Do you think shared services are most effectively deployed regionally/globally? Or is a country-specific SSO more appropriate for emerging markets like India?

Typically, I believe – and Apple is no exception – that shared services work best when they are able to leverage across geographies. That’s when scale truly comes into effect. I think what shared services brings is a high degree of efficiency, but efficiency can only be achieved through standardisation. If you don’t have a shared services that operates across geographies, you don’t have the opportunity to challenge every aspect and weed out the inefficiencies that could exist in a decentralised model.

If I was to have a shared services dedicated only to India I’d rather have it in-house and not call it a shared services.

What do you mean by "having it in-house"?

What I mean is, if I was to create a shared services organisation within my team for financial activities only, and another for operational management, it’s probably putting a veil behind another worker within the organisation of the country.

Leverage the efficiencies and scales a true shared services can bring means that you try and take it across geographies because then you’re truly building in scale.

To me, the core of shared services – as I understand it – is all about standardisation and leveraging scale. The more different aspects you get into a shared services and standardise them, the more efficiencies you build in, because you’re challenging yourself at every moment.

If you’re thinking about providing services across India, Russia, Turkey, the UK … each country will have its nuances.
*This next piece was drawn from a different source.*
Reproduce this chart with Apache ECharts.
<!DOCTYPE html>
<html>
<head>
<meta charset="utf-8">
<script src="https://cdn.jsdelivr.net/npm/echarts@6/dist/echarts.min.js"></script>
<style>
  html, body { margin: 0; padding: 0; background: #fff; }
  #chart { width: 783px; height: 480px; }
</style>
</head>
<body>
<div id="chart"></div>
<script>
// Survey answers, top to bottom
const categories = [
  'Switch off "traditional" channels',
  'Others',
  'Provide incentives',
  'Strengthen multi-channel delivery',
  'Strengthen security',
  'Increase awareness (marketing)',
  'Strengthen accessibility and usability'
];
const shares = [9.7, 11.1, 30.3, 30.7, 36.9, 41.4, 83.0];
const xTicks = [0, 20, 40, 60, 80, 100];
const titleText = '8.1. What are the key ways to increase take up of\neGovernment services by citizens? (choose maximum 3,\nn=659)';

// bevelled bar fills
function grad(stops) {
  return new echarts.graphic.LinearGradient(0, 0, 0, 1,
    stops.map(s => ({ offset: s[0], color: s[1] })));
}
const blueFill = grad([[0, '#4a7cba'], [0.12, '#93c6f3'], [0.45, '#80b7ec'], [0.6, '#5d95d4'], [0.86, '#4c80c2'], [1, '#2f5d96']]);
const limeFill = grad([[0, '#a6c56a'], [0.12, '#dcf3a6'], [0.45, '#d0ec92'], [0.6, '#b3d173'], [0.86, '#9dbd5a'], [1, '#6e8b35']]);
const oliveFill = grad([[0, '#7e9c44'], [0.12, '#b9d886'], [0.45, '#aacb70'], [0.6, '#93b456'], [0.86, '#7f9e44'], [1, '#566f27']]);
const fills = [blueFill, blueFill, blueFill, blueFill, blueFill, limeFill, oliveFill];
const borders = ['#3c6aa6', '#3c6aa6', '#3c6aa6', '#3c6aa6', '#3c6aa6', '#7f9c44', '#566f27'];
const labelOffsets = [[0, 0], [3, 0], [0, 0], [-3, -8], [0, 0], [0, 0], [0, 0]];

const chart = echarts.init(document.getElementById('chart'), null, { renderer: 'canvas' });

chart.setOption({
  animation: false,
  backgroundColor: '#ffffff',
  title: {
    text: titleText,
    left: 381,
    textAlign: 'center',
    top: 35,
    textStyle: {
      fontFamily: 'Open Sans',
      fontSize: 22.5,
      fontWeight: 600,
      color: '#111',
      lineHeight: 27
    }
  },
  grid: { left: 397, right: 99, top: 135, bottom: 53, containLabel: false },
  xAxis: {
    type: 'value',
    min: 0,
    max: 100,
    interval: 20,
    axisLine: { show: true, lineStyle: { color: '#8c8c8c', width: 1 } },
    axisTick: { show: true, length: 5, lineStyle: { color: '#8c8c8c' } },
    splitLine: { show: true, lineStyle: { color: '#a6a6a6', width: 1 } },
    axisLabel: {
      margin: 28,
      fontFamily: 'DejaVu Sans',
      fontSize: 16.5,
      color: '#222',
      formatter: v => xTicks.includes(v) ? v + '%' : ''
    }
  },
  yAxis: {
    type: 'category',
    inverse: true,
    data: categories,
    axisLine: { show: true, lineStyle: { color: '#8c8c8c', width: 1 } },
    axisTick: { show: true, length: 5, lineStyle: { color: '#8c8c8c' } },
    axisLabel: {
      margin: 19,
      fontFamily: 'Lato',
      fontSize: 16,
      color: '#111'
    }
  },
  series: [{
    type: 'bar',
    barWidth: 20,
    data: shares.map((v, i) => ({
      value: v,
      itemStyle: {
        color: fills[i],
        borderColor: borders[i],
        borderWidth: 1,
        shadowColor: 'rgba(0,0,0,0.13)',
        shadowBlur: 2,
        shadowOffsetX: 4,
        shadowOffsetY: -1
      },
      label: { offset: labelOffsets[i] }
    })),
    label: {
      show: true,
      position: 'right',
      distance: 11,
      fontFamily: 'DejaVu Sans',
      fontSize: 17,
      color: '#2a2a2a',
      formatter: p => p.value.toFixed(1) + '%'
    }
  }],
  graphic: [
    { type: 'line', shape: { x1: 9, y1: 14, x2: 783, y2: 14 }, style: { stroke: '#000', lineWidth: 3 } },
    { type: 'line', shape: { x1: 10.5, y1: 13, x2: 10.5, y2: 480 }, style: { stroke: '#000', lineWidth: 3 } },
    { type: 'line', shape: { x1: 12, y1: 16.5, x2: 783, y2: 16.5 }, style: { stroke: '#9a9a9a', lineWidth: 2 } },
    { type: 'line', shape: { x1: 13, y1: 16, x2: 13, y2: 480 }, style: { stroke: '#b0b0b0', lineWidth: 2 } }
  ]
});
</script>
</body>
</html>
But if you challenge each of the nuances, and ask yourself how much can you standardise across these countries and geographies, you’d leave out the exceptions, which are expensive to manage.

Then when you get into those standardised processes, it becomes almost like a manufacturing activity: You run it through the machine and you keep on churning out what you need, and that’s where you build in efficiencies.
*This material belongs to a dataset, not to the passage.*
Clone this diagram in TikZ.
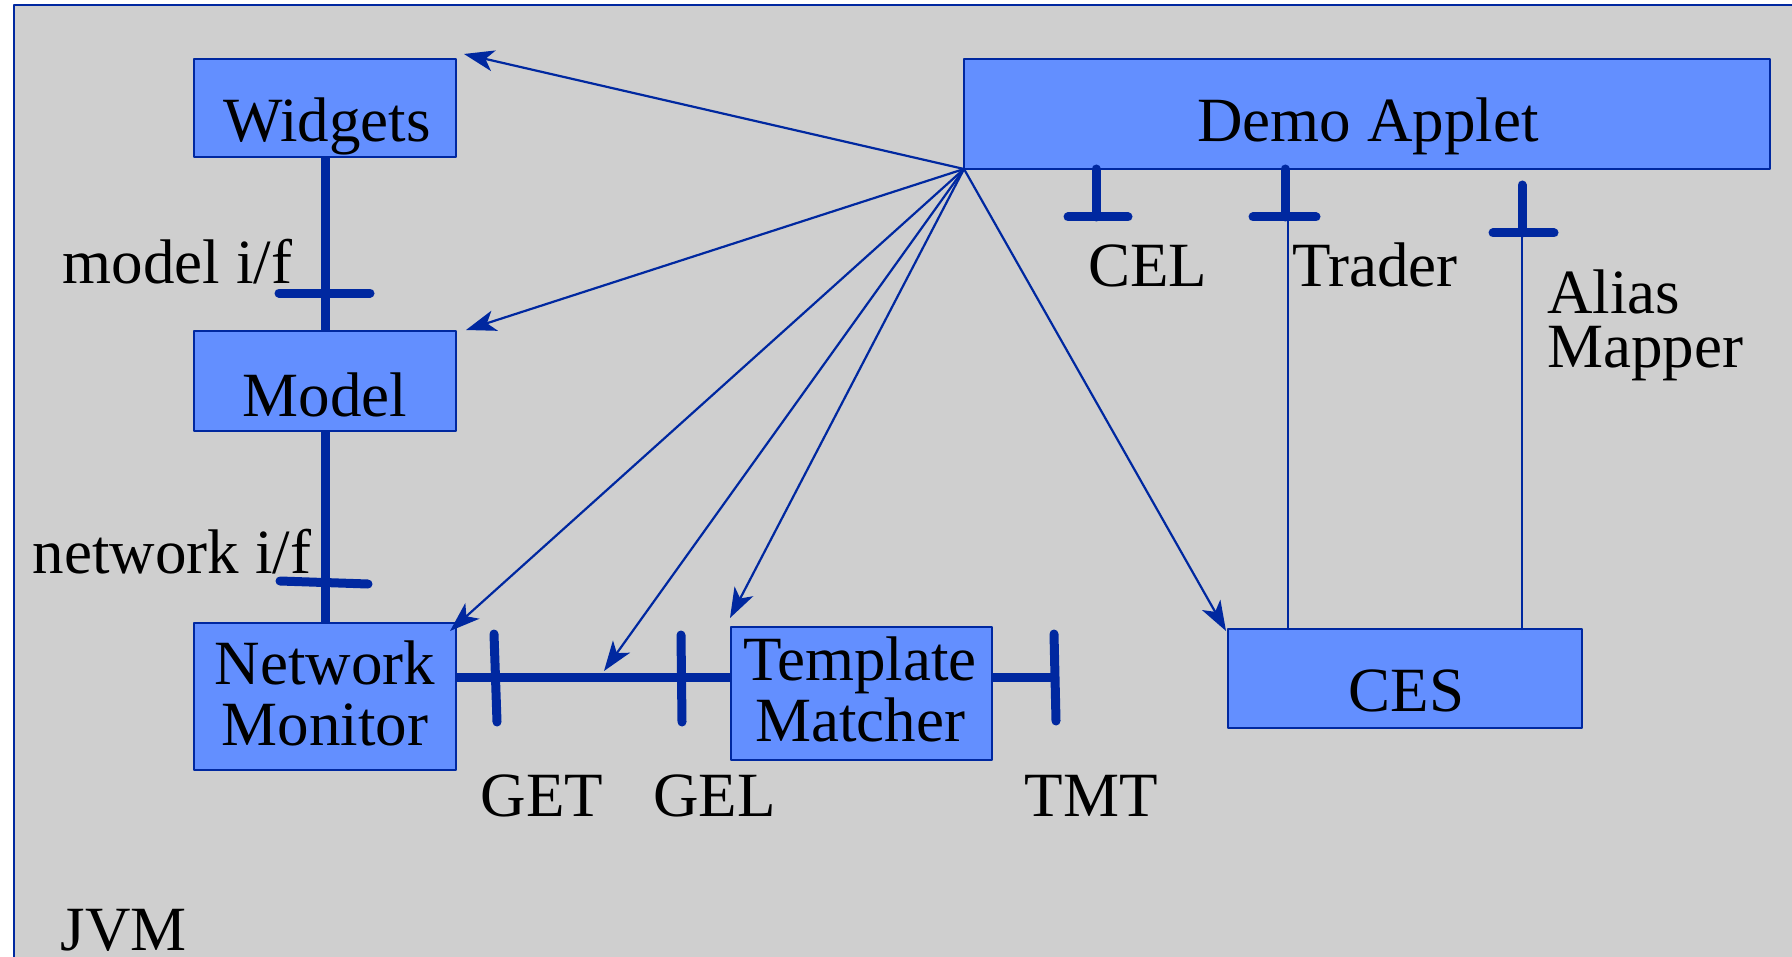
\documentclass[tikz,border=0pt]{standalone}
\usepackage{fontspec}
\setmainfont{Liberation Serif}
\usetikzlibrary{arrows.meta}
\definecolor{jvmgray}{RGB}{207,207,207}
\definecolor{linkblue}{RGB}{0,40,160}
\definecolor{boxblue}{RGB}{99,143,255}
\begin{document}
\begin{tikzpicture}[x=0.5pt,y=-0.5pt,line cap=round,line join=round]
  \tikzset{
    comp/.style={draw=linkblue,line width=1pt,fill=boxblue,inner sep=0pt,outer sep=0pt},
    txt/.style={inner sep=0pt,anchor=base,align=center,font=\fontsize{31.5}{30.5}\selectfont},
    iface/.style={draw=linkblue,line width=4.5pt},
    bus/.style={iface,line cap=butt},
    wire/.style={draw=linkblue,line width=1.1pt},
    call/.style={wire,-{Stealth[length=15pt,width=10.5pt,inset=4pt]}}
  }
  \clip (0,0) rectangle (1792,957);
  % the JVM runs off the right and bottom edges
  \draw[linkblue,line width=1pt,fill=jvmgray] (14,5) rectangle (1812,980);

  % components
  \node[comp,minimum width=131pt,minimum height=49pt] (widgets) at (325,108) {};
  \node[comp,minimum width=131pt,minimum height=50pt] (model) at (325,381) {};
  \node[comp,minimum width=131pt,minimum height=73.5pt] (netmon) at (325,696.5) {};
  \node[comp,minimum width=130.5pt,minimum height=66.5pt] (tmatch) at (861.5,693.5) {};
  \node[comp,minimum width=403pt,minimum height=55pt] (applet) at (1367,114) {};
  \node[comp,minimum width=177pt,minimum height=49.5pt] (ces) at (1405,678.5) {};

  % base of a two-line text is its last line
  \node[txt] (widgets-t) at (327,141.7) {Widgets};
  \node[txt] (model-t) at (325,416) {Model};
  \node[txt] (netmon-t) at (325,745) {Network\\Monitor};
  \node[txt] (tmatch-t) at (860,741.7) {Template\\Matcher};
  \node[txt] (applet-t) at (1368,141.7) {Demo Applet};
  \node[txt] (ces-t) at (1406.5,711.7) {CES};

  % interfaces
  \draw[bus] (widgets.south) -- (model.north);
  \draw[bus] (model.south) -- (netmon.north);
  \draw[iface] (279,293) -- (370,293);
  \draw[iface] (280,581) -- (368,584);

  \coordinate (tmt) at (1055,677);
  \draw[bus] (netmon.east |- tmt) -- (tmatch.west |- tmt);
  \draw[bus] (tmatch.east |- tmt) -- (tmt);
  \draw[iface] (494,634) -- (497,722);
  \draw[iface] (681,635) -- (682,722);
  \draw[iface] (1054,634) -- (1056,721);

  \coordinate (trader) at (1288,217);
  \coordinate (alias) at (1522,233);
  \draw[iface] (1096,169) -- (1096,217);
  \draw[iface] (1068,217) -- (1128,217);
  \draw[iface] (1285,169) -- (1285,217);
  \draw[iface] (1253,217) -- (1316,217);
  \draw[iface] (1522,185) -- (1522,233);
  \draw[iface] (1493,233) -- (1554,233);
  \draw[wire] (trader) -- (trader |- ces.north);
  \draw[wire] (alias) -- (alias |- ces.north);

  \node[txt] (model-if) at (177.5,283) {model i/f};
  \node[txt] (net-if) at (172,573) {network i/f};
  \node[txt] (get) at (542,816) {GET};
  \node[txt] (gel) at (714.5,816) {GEL};
  \node[txt] (tmt-l) at (1091,816) {TMT};
  \node[txt] (cel) at (1147.5,286) {CEL};
  \node[txt] (trader-l) at (1375,286) {Trader};
  \node[txt,anchor=base west,align=left] (alias-l) at (1547,367) {Alias\\[-3.5pt]Mapper};
  \node[txt] (jvm) at (124,950) {JVM};

  % calls out of the applet
  \coordinate (wtip) at ([shift={(8,-5)}]widgets.north east);
  \coordinate (mtip) at ([shift={(10,-1)}]model.north east);
  \coordinate (ntip) at ([shift={(-6,8)}]netmon.north east);
  \coordinate (btip) at (604,671);
  \coordinate (ttip) at ([shift={(-1,-9)}]tmatch.north west);
  \coordinate (ctip) at ([shift={(-2,2)}]ces.north west);
  \foreach \t in {wtip,mtip,ntip,btip,ttip,ctip}
    \draw[call] (applet.south west) -- (\t);
\end{tikzpicture}
\end{document}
As CFO, you need to support Apple’s growth strategy. Are you able to choose between your SSO and outsourcing for selected services?

It depends whether the shared services is able to give me what my business needs. If I have a business need that my shared services is capable of, I would leverage that; but if I have a business need specific enough that my shared service cannot meet it, I’d outsource it.

We talk a lot about data analysis and automation, leveraging outsourcing partnerships and developing centres of expertise. Are there developments that you find have been particularly satisfactory for you as a client, where you are really feeling the benefit?

Today shared services is not just viewed as a transaction processing or BPO kind of operation but it’s being leveraged in multiple ways that enhance the business decision-making process. Transactions were easy to outsource, of course.

But some organisations want to keep the SSO in-house because they believe it’s core to the strategy of how they want to leverage the verticals in their organisations. From that standpoint, over the last ten years, each organisation, depending on what they want to keep as core to their philosophy, has taken decisions around the shared services.

Today organisations are actually going one level further, because they’re saying: this isn’t core to my operations so I may outsource it and I’ll probably start adding value by getting into more analytics across regions, geographies and businesses. That’s an evaluation that the shared services itself is going through.

Today, any customer like myself, when evaluating shared services, whether in-house or outsourced, may push the envelope by challenging shared services. It’s almost becoming a new format of the old model of supply chain, where you would ask: How are you going to manage the supply chain? Are you going to have multiple layers of sources? So shared services organisations need to figure out what’s their core and what aspects they could outsource.

I think it’s an evolution, which is a great thing, as you add value to the business by continuing the evolution.

What kind of reporting mechanisms do you rely on for real-time data to drive your decisions?

Again, it goes back to what’s the core you want to drive from the business – and what do you expect as a customer? So at every stage in time you evolve the reporting.

Some businesses have longer lead-times, longer cycles; others are dynamic and change every couple of months because of the industry they operate in. So depending on which end of the spectrum you’re coming from, your need for data and information systems keeps on changing and evolving.

There have been various points of time when I have engaged with shared services in a joint, collaborative effort to ensure progression.

Looking forward over the next five years, how might your requirements as a customer of the SSO change?

I think there are two main issues here: one, I would always want shared services to continue to challenge their own deliverables, their model, and their processes; shared services should never become complacent around the status quo. I continually ask the SSO to evolve, to be more customer-friendly, to get information to my employees real-time, to put information online, etc.

In the situation we’re in, over the next five years, I think shared services has to get itself into the concept of operating more like a profit centre. If you look at any manufacturing operation, every one sets itself aggressive targets to ensure that they build efficiency into their manufacturing process. Shared services should do the same, in my opinion – though some will probably be alarmed when I say this.

If I was to keep my standard cost of invoice processing at a certain level – how much cost efficiency can I build in? That’s the contribution to the business, because in tough times, the business needs to think not just about cost-cutting but also look at it from the other side of the table – as an opportunity to invest, because nobody else is investing in the market and the time may be right to get a fair share of it.

But to make these investments, you have to get efficiencies from all verticals of the business, and shared services typically becomes a key driver at that point. So shared services is able to add value to the business if it understands the needs of the business.

If you have a more efficient mechanism for an employee to get the data he needs, this saves time, which is reinvested in the job.

On the other hand, shared services can also free up funds to plough back into the business. So these are the two things I would expect the shared services to work on.

You are operating in India as a multi-national. How are the challenges or advantages different compared to a local organisation?

I think, whether you’re running a multinational or a domestic company, you’re driven by the same philosophy: A shared services has to believe in its value to the organisation. There is no one size fits all when it comes to customer-facing situations so shared services needs to make sure that what they bring to the table is business-relevant and business-ready.

And it’s been a success for Apple in India so far?

So far, so good. I’m not complaining.